A single degree of steering. That is often all that separates a standard Tuesday in global commerce from a systemic heart attack. To understand the Strait of Hormuz, you have to stop looking at it as a line on a map and start seeing it as a throat. It is narrow—barely twenty-one miles wide at its tightest pinch—and through that small gap pulses the literal lifeblood of the modern world. One-fifth of the globe’s liquid energy moves through these waters.
Now, imagine the pulse stops.
Recently, the United States military dropped a heavy, uncomfortable truth into the public record. They admitted they are not ready. Specifically, the Navy signaled that it lacks the immediate capacity to provide full-scale, sustained escorts for commercial tankers through this volatile corridor. It wasn't a statement of cowardice. It was a cold, hard calculation of math, logistics, and the decaying state of maritime dominance.

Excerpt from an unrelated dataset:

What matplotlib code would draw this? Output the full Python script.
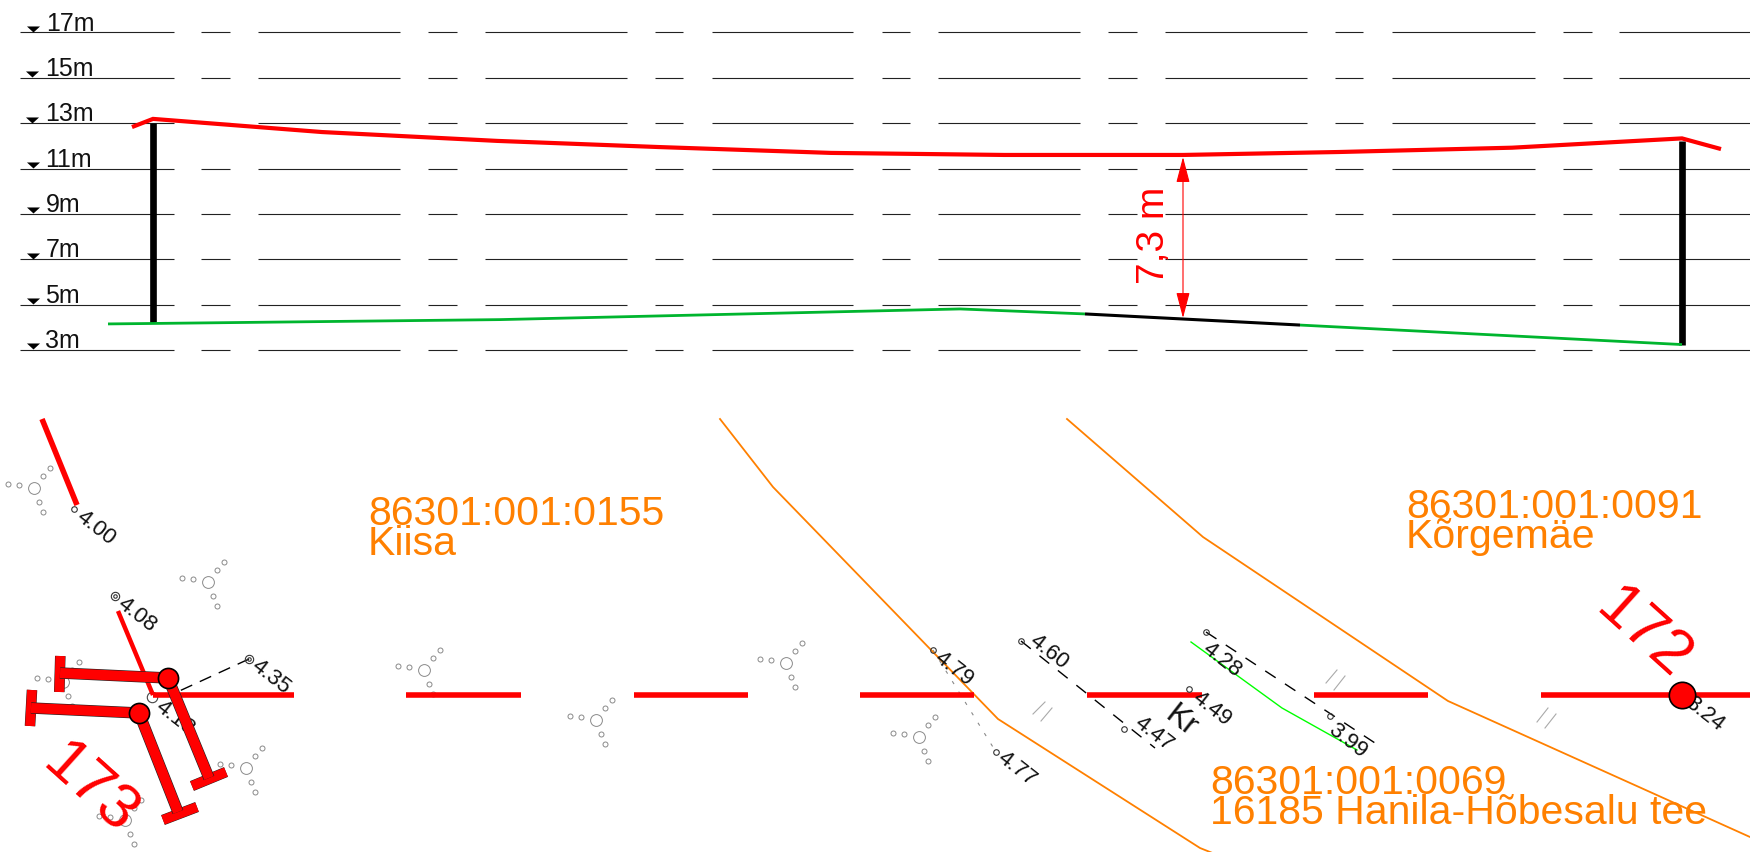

Consider a hypothetical captain named Elias. He sits on the bridge of a Very Large Crude Carrier (VLCC). He is responsible for two million barrels of oil and a crew of twenty-four souls. As Elias approaches the Musandam Peninsula, he isn't looking at the sunset. He is scanning the radar for the fast-attack craft that have become the ghosts of these waters. He knows that if a boarding party swarms his deck, there is no grey-hulled destroyer sitting on his horizon to wave them off. He is, for all intents and purposes, on his own.
The disconnect between our expectations of safety and the reality of naval geometry is staggering. We assume that because the U.S. spends hundreds of billions on its military, a protective umbrella exists over every essential trade route. We are wrong.

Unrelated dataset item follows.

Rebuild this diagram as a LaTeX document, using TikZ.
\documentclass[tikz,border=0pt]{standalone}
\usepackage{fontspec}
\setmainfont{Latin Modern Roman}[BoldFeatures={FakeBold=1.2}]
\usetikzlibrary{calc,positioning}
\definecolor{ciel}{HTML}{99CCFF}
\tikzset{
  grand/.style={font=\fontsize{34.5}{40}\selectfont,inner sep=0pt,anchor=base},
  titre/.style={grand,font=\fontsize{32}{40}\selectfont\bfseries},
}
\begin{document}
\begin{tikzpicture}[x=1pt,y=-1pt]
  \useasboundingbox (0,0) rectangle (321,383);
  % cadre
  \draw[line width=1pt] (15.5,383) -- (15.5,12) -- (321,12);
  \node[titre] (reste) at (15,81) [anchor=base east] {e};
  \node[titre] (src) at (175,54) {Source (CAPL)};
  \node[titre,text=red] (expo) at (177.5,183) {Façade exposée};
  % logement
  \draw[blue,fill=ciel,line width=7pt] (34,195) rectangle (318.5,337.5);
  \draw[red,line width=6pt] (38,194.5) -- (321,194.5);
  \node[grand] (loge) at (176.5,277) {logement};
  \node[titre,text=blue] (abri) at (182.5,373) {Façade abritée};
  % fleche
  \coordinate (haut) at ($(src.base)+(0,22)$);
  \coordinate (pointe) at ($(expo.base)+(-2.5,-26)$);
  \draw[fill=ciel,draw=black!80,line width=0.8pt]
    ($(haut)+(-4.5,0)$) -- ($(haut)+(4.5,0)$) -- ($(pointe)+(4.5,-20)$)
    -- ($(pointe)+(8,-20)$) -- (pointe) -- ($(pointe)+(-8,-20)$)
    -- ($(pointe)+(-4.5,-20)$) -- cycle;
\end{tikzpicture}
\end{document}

The math of an escort mission is brutal. To protect a single tanker, you need a dedicated surface combatant. To protect a fleet, you need a literal wall of steel. But the U.S. Navy’s ship count has been shrinking for decades while its responsibilities have ballooned. You cannot be in the South China Sea, the North Atlantic, and the Persian Gulf all at once with a fleet that is tired, overworked, and undergoing constant maintenance.
When the Pentagon says "we are not ready," they are describing a gap in "hull days." There simply aren't enough ships in the right state of repair to play bodyguard for private corporations.

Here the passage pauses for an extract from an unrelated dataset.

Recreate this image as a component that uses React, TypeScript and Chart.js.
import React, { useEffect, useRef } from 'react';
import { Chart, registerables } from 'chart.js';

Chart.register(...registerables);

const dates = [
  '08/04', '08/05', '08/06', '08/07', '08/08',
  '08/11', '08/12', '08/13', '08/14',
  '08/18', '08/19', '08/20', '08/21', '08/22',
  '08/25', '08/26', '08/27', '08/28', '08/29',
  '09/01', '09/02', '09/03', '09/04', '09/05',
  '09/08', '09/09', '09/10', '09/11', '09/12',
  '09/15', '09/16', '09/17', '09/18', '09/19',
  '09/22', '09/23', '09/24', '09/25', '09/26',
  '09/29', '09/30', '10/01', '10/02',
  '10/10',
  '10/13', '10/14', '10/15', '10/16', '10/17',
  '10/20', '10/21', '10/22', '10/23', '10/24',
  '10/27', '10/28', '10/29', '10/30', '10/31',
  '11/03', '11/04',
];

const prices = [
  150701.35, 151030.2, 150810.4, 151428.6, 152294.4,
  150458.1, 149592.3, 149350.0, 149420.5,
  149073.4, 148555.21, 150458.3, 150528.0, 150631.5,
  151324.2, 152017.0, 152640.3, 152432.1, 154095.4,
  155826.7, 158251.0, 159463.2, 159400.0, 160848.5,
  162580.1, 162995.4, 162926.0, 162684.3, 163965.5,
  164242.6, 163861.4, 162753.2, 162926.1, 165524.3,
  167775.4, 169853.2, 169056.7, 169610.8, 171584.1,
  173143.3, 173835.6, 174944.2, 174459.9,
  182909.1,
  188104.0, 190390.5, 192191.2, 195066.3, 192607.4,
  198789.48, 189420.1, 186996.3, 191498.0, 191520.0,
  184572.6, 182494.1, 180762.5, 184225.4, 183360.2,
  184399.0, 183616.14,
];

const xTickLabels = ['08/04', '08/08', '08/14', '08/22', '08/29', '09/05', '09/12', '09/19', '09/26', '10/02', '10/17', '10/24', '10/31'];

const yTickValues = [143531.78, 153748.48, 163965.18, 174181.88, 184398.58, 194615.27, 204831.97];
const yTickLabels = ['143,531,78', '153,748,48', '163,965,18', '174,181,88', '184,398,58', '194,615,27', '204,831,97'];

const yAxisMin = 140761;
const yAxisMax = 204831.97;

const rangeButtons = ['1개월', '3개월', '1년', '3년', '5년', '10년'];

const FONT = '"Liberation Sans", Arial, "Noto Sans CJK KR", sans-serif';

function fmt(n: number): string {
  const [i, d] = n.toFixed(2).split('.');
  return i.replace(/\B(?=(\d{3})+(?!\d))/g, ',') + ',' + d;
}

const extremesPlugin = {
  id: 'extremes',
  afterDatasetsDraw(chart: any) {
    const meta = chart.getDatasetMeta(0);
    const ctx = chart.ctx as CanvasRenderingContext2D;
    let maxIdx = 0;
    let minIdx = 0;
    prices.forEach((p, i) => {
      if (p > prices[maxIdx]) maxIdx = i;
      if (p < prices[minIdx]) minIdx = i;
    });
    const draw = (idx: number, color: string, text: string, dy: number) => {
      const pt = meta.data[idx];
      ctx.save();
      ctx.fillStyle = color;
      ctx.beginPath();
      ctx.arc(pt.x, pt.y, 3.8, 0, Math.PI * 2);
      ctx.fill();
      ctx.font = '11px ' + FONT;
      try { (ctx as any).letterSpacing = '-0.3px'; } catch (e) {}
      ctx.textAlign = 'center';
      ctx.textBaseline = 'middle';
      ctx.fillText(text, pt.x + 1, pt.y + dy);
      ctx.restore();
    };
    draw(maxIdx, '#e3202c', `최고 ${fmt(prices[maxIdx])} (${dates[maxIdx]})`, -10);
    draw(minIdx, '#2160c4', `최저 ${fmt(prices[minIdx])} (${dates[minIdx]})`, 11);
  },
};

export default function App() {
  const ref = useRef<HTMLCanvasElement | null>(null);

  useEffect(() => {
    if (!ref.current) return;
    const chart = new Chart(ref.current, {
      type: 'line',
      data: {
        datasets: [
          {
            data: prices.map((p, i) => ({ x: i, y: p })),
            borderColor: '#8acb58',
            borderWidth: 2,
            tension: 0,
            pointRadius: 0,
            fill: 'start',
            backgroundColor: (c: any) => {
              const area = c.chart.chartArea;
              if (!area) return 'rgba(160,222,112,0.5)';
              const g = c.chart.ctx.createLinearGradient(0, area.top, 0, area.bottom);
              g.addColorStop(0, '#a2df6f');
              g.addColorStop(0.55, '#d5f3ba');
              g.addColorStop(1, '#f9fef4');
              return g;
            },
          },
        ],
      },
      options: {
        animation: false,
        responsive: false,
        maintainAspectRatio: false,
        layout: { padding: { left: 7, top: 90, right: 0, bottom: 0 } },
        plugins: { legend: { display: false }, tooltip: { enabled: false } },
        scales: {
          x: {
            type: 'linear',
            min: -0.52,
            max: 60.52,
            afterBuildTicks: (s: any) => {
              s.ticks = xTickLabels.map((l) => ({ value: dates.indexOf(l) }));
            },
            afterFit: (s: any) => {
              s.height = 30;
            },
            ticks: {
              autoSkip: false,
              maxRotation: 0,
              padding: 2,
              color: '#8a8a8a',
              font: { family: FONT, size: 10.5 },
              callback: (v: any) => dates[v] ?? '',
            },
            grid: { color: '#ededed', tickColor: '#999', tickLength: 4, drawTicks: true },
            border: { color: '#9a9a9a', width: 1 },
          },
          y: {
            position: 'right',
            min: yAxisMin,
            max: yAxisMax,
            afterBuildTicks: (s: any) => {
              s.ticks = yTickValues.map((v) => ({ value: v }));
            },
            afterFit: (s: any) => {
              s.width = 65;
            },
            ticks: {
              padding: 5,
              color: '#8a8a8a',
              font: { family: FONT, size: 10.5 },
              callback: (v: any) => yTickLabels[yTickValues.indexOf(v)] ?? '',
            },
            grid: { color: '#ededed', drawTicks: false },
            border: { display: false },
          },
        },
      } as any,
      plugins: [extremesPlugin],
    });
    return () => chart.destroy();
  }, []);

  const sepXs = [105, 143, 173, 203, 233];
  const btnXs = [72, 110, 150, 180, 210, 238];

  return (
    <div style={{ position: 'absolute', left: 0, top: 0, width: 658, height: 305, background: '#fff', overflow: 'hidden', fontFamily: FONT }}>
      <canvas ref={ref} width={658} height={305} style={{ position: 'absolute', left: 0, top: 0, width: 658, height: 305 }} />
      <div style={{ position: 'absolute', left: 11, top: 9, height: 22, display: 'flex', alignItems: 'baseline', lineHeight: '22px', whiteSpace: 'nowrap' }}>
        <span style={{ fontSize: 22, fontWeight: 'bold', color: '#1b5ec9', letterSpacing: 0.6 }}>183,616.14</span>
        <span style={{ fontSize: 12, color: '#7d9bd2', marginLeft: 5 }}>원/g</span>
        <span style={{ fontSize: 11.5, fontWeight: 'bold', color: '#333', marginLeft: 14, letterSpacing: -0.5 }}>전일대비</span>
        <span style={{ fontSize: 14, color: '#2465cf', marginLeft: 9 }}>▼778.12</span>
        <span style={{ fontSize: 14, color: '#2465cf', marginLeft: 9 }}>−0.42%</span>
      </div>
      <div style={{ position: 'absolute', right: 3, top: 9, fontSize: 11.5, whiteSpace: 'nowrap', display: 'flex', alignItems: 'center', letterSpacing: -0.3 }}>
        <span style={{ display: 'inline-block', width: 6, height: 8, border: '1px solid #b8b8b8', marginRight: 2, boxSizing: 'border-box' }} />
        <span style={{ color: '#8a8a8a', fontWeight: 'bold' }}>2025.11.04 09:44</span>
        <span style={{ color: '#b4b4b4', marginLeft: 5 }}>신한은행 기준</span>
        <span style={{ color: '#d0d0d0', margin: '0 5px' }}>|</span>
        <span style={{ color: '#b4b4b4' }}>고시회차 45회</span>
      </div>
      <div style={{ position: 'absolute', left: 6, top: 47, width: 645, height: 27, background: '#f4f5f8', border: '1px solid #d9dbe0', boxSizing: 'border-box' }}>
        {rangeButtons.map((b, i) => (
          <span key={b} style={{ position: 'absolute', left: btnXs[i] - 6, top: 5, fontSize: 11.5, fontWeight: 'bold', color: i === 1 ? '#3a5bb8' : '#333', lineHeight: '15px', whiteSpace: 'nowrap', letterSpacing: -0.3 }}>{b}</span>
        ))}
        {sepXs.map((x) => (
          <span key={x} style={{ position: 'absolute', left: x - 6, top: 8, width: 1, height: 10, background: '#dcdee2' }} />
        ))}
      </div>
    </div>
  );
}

But why should the average person care if a multi-billion-dollar oil company has to hire its own security? Because the economy is not a series of spreadsheets; it is a physical chain. When insurance premiums for tankers spike—which they do the moment a "not ready" statement hits the wires—that cost doesn't vanish. It migrates. It moves from the shipping manifest to the refinery, then to the logistics provider, and finally to the digital display at your local gas station.
The Strait of Hormuz is a psychological pressure point as much as a physical one. It is a place where a cheap, $20,000 drone or a magnetic mine can hold a $200 million ship hostage. This asymmetry is the nightmare of modern naval doctrine. We are trying to defend against "mosquito" tactics using "sledgehammer" tools, and we are running out of hammers.
The situation reveals a deeper, more unsettling vulnerability in how we built the 21st century. We designed a global system that relies on total, uninterrupted flow, yet we neglected the infrastructure required to police that flow. We built the "just-in-time" world on a "maybe-it's-safe" foundation.
Naval leaders are now forced to speak in the language of triage. They have to decide which routes are "essential" and which are "acceptable risks." For the crews manning the tankers, being labeled an "acceptable risk" is a terrifying prospect. They are the ones who have to watch the horizon, wondering if the next fast-moving speck on the radar is a fishing boat or a paramilitary unit looking for leverage.
The technology of war has moved faster than the bureaucracy of shipbuilding. While we debated the budget for next-generation carriers, our adversaries perfected the art of the cheap disruption. They realized they don't need to sink the Navy; they just need to make the Navy’s presence too expensive or too spread-thin to be effective.
This lack of readiness isn't just about ships. It’s about the erosion of the "freedom of navigation" principle that has governed the seas since 1945. If the world’s preeminent naval power admits it cannot secure the most important chokepoint on earth, the message to every regional power and non-state actor is clear: The door is ajar.
We are entering an era of "sovereign shadows," where trade is no longer guaranteed by international law but by the temporary, flickering presence of force. If that force isn't there, the shadow grows.
The ships are still moving for now. Elias still grips the bridge rail, watching the dark water. The oil still flows. But the silence from the horizon is getting louder. We have spent decades assuming the guards would always be at the gate, never stopping to check if the guards had enough boots, enough bullets, or even enough gates.
The cost of a gallon of gas is one thing. The cost of realizing the ocean is no longer a neutral highway is quite another. We are waking up to a world where the maps are the same, but the safety of the lines drawn upon them has evaporated. The ships are out there, vulnerable and alone, waiting for a protection that isn't coming.